Ces actes bien que peu recommandables de la part de la soldatesque gratifient les Burkinabè d’un "cadeau présidentiel" très rare : le discours de Blaise Compaoré à la nation. Il faut des coups de feu et des détonations pour piper mot à notre cher président, fraîchement réélu avec plus de 80% des suffrages. Et pourtant…

Le 15 novembre 2008, un accident tragique intervient sur l’axe Ouaga – Bobo à quelques encablures de Boromo. Un car de transport en commun et un camion remorque sont entrés en collusion. Le bilan est très lourd : 66 morts tous ou presque entièrement calcinés et 30 blessés identifiés sur le lieu de la catastrophe. Le chef de l’Etat est en mission à l’extérieur du pays. Ils étaient nombreux à penser qu’il écourterait son séjour pour rentrer. Il n’en fut rien.

Le 1er septembre 2009, un déluge sans précédent dans la capitale burkinabè. 263mm d’eau de pluie sont tombés entre 4h et 16h. La furie des eaux emporte tout ou presque sur son passage, fait 150 000 sinistrés, des pertes en vie humaine et bien naturellement de nombreux dégâts matériels. Détresse, pleurs, amertume sont le plat de résistance servi aux Ouagalais. Blaise Compaoré est en France. Rentrera-t- il d’urgence ? Non, il a poursuivi sereinement son séjour métropolitain avant de rentrer réussir un grand coup de pub en goûtant le riz servi aux victimes du déluge du 1er septembre. Un discours de réconfort à la nation durement éprouvée ? Non plus. Les frustrations et murmures couvent : « notre président n’a plus de temps pour nous », préoccupé qu’il est à gérer les dossiers togolais, ivoiriens, etc. Dans ces pays Blaise Compaoré est fait roi et célébré comme homme de paix et de dialogue, mais à l’intérieur de son pays la marmite mijote. Doucement.

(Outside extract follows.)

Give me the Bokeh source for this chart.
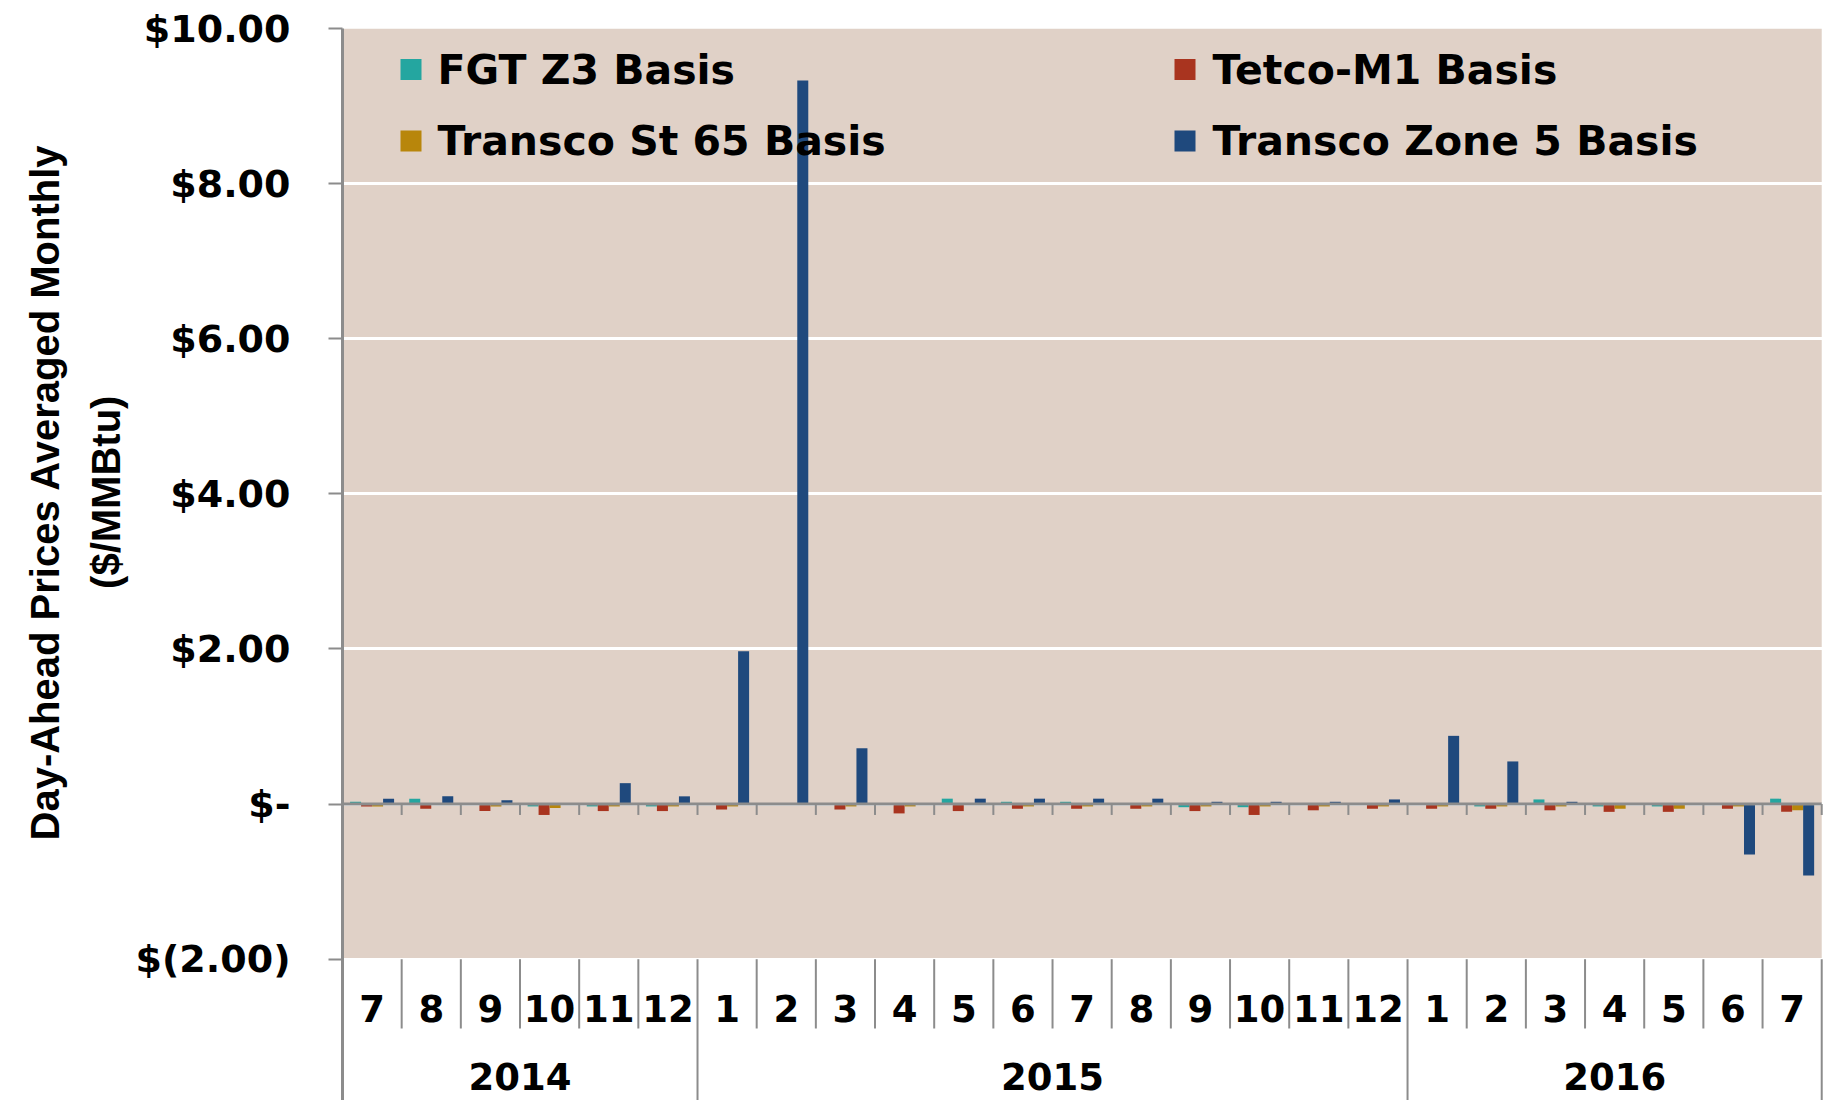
from bokeh.plotting import figure
from bokeh.models import Range1d, FixedTicker, ColumnDataSource
from bokeh.embed import file_html
from bokeh.resources import INLINE
from bokeh.core.properties import value
from bokeh.transform import dodge

# ---------------- data ----------------
years = ["2014", "2015", "2016"]
months_per_year = [6, 12, 7]
months = ["7", "8", "9", "10", "11", "12",
          "1", "2", "3", "4", "5", "6", "7", "8", "9", "10", "11", "12",
          "1", "2", "3", "4", "5", "6", "7"]
series_names = ["FGT Z3 Basis", "Tetco-M1 Basis", "Transco St 65 Basis", "Transco Zone 5 Basis"]
fgt_z3 = [0.03, 0.07, 0.00, -0.03, -0.03, -0.03,
          0.00, 0.00, 0.00, 0.00, 0.07, 0.03, 0.03, 0.00, -0.04, -0.04, 0.00, 0.00,
          0.00, -0.03, 0.06, -0.03, -0.03, 0.00, 0.07]
tetco_m1 = [-0.03, -0.06, -0.09, -0.14, -0.09, -0.09,
            -0.07, 0.00, -0.07, -0.12, -0.09, -0.06, -0.06, -0.06, -0.09, -0.14, -0.08, -0.06,
            -0.06, -0.06, -0.08, -0.10, -0.10, -0.06, -0.10]
transco_st65 = [-0.03, 0.00, -0.03, -0.05, -0.03, -0.03,
                -0.03, 0.00, -0.03, -0.03, 0.00, -0.03, -0.03, -0.03, -0.03, -0.03, -0.03, -0.03,
                -0.03, -0.03, -0.03, -0.06, -0.06, -0.03, -0.08]
transco_z5 = [0.07, 0.10, 0.05, 0.00, 0.27, 0.10,
              1.97, 9.33, 0.72, 0.00, 0.07, 0.07, 0.07, 0.07, 0.03, 0.03, 0.03, 0.06,
              0.88, 0.55, 0.03, 0.00, 0.00, -0.65, -0.92]
y_ticks = [-2, 0, 2, 4, 6, 8, 10]
y_tick_labels = ["$(2.00)", "$-", "$2.00", "$4.00", "$6.00", "$8.00", "$10.00"]
y_title_lines = ["Day-Ahead Prices Averaged Monthly", "($/MMBtu)"]

# ---------------- style ----------------
colors = ["#24A6A0", "#A9341F", "#B8860B", "#1F497D"]
bg_color = "#E0D1C7"
axis_gray = "#8C8C8C"
W, H = 1835, 1100
TOP, BOTTOM, LEFT, RIGHT = 28, 0, 342, 12
PX_PER_UNIT = 77.56
ZERO_PX = TOP + y_ticks[-1] * PX_PER_UNIT
y_min = y_ticks[-1] - (H - TOP - BOTTOM) / PX_PER_UNIT
n = len(months)
X_END = n + 0.03
PX_PER_X = (W - LEFT - RIGHT) / X_END
# the axis title is centred on the whole frame; lift it to the centre of the value area
TITLE_LIFT = "\u00A0" * 13


def px_to_y(ypx):
    # vertical page pixel -> data y
    return (ZERO_PX - ypx) / PX_PER_UNIT


def px_to_x(xpx):
    return (xpx - LEFT) / PX_PER_X


p = figure(width=W, height=H, output_backend="svg", toolbar_location=None,
           x_range=Range1d(0, X_END), y_range=Range1d(y_min, y_ticks[-1]),
           x_axis_location=None,
           min_border_left=LEFT, min_border_right=RIGHT,
           min_border_top=TOP, min_border_bottom=BOTTOM)
p.outline_line_color = None
p.background_fill_color = "white"
p.border_fill_color = "white"

# plot-area background
p.quad(left=[0], right=[n], bottom=[y_ticks[0]], top=[y_ticks[-1]],
       fill_color=bg_color, line_color=None, level="image")

# grid
p.ygrid.ticker = FixedTicker(ticks=y_ticks)
p.ygrid.grid_line_color = "white"
p.ygrid.grid_line_width = 3
p.xgrid.grid_line_color = None

# y axis
yax = p.yaxis[0]
yax.ticker = FixedTicker(ticks=y_ticks)
yax.major_label_overrides = {t: l for t, l in zip(y_ticks, y_tick_labels)}
yax.major_label_text_font = "DejaVu Sans"
yax.major_label_text_font_style = "bold"
yax.major_label_text_font_size = "38px"
yax.major_label_text_color = "black"
yax.major_label_standoff = 38
yax.major_tick_out = 14
yax.major_tick_in = 0
yax.minor_tick_line_color = None
yax.axis_line_color = axis_gray
yax.axis_line_width = 3
yax.major_tick_line_color = axis_gray
yax.major_tick_line_width = 2
yax.axis_label = "\n".join(TITLE_LIFT + t for t in y_title_lines)
yax.axis_label_text_font = "Liberation Sans"
yax.axis_label_text_font_style = "bold"
yax.axis_label_text_font_size = "40px"
yax.axis_label_text_color = "black"
yax.axis_label_text_line_height = 1.37
yax.axis_label_standoff = 5

# bars
centers = [i + 0.5 for i in range(n)]
src = ColumnDataSource(dict(x=centers, fgt=fgt_z3, tetco=tetco_m1, st65=transco_st65, z5=transco_z5))
cols = ["fgt", "tetco", "st65", "z5"]
bw = 0.186
for j, c in enumerate(cols):
    p.vbar(x=dodge("x", (j - 1.5) * bw), top=c, bottom=0, width=bw, source=src,
           fill_color=colors[j], line_color=None)

# zero line + small ticks
bounds = list(range(n + 1))
p.segment(x0=[0], y0=[0], x1=[n], y1=[0], line_color=axis_gray, line_width=3)
p.segment(x0=bounds[1:], y0=[0] * n, x1=bounds[1:], y1=[-0.14] * n,
          line_color=axis_gray, line_width=2)

# category axis (month / year) separators and labels
year_starts = [0]
for c in months_per_year:
    year_starts.append(year_starts[-1] + c)
month_sep_bottom = px_to_y(1028)
short = [b for b in bounds if b not in year_starts]
p.segment(x0=short, y0=[y_ticks[0]] * len(short), x1=short, y1=[month_sep_bottom] * len(short),
          line_color=axis_gray, line_width=2)
long_ = year_starts[1:]
p.segment(x0=long_, y0=[y_ticks[0]] * len(long_), x1=long_, y1=[y_min] * len(long_),
          line_color=axis_gray, line_width=2)

p.text(x=centers, y=[px_to_y(1008)] * n, text=months,
       text_font=value("DejaVu Sans"), text_font_style="bold", text_font_size="37px",
       text_align="center", text_baseline="middle", text_color="black")
year_centers = [(year_starts[k] + year_starts[k + 1]) / 2 for k in range(len(years))]
p.text(x=year_centers, y=[px_to_y(1076)] * len(years), text=years,
       text_font=value("DejaVu Sans"), text_font_style="bold", text_font_size="37px",
       text_align="center", text_baseline="middle", text_color="black")

# legend (inside plot, 2 x 2)
sq_x = [px_to_x(410.5), px_to_x(1184.5)]
tx_x = [px_to_x(437), px_to_x(1212)]
row_y = [px_to_y(69), px_to_y(140.5)]
lx = [sq_x[j % 2] for j in range(4)]
ltx = [tx_x[j % 2] for j in range(4)]
ly = [row_y[j // 2] for j in range(4)]
p.scatter(x=lx, y=ly, marker="square", size=21, fill_color=colors, line_color=None)
p.text(x=ltx, y=ly, text=series_names,
       text_font=value("DejaVu Sans"), text_font_style="bold", text_font_size="41px",
       text_align="left", text_baseline="middle", text_color="black")

open("out.html", "w").write(file_html(p, INLINE))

Et puis en fin février, le mot basta ! prit forme à Koudougou. Suite au décès suspect de l’élève Justin Zongo et au mensonge grossier servi à l’opinion nationale et internationale, Koudougou assume courageusement son pseudonyme de "ville rebelle" et manifeste violemment sa désapprobation. La répression est particulièrement féroce. Des élèves et étudiants tombent encore sous les balles assassines des forces de sécurité. Les jours qui suivent, plusieurs autres villes à travers le pays emboîtent le pas à Koudougou. Par solidarité. Des édifices publics crament, des domiciles de hautes personnalités sont mis à sac ou incendiés. Plus d’un Burkinabè s’est étonné de la généralisation en un temps record de ces manifestations violentes de jeunes en colère. Comment en est- on arrivés là ? Pour calmer la situation, entre autres mesures, il est décidé la fermeture de tous les établissements scolaires et universitaires, le décalage des congés du deuxième trimestre, la fermeture des cités universitaires et la suspension des œuvres sociales.

C’est dans cette situation de grogne sociale généralisée que la grande muette aux kalaches si bruyantes plonge ses bottes dans le plat. Feignant une décision de justice qui n’aurait pas été à la faveur de certains de leurs camardes d’arme, des militaires s’emparent des armes et des munitions pour envahir la ville de Ouagadougou la nuit du 22 au 23 mars. Tirs en l’air, pillages, saccages de commerces et de services publics et privés. Après Ouagadougou, Fada N’Gourma, Gaoua, Banfora suivirent. Par solidarité aussi, disent-ils. Ouaga rebelote avec l’incendie du domicile du chef d’Etat major général des armées et la blessure du maire de Ouaga Simon Compaoré. La situation inquiète. En haut comme en bas.

Le 30 mars, l’information circule que le président du Faso s’adressera à la nation à 13h. C’est finalement aux environs de 14h05mn que l’hymne national annonce le discours du chef de l’Etat. Dans ce discours, Blaise Compaoré dit avoir « saisi le sens et la portée de la quête de bien-être, de vérité, de justice et de sécurité qui sous tendent certaines manifestations ». Il réaffirme en outre sa disponibilité à rencontrer toutes les catégories sociales en vue d’échanger sur leurs préoccupations. « Dès demain, je recevrai les différentes composantes de nos Forces armées », a-t-il ajouté. Et le lendemain, le tapis du palais de Kosyam fut déroulé à la soldatesque. Ainsi donc, seule la mélodie des armes est capable de réveiller notre président et le disposer à écouter. Son Peuple. Nous prenons note.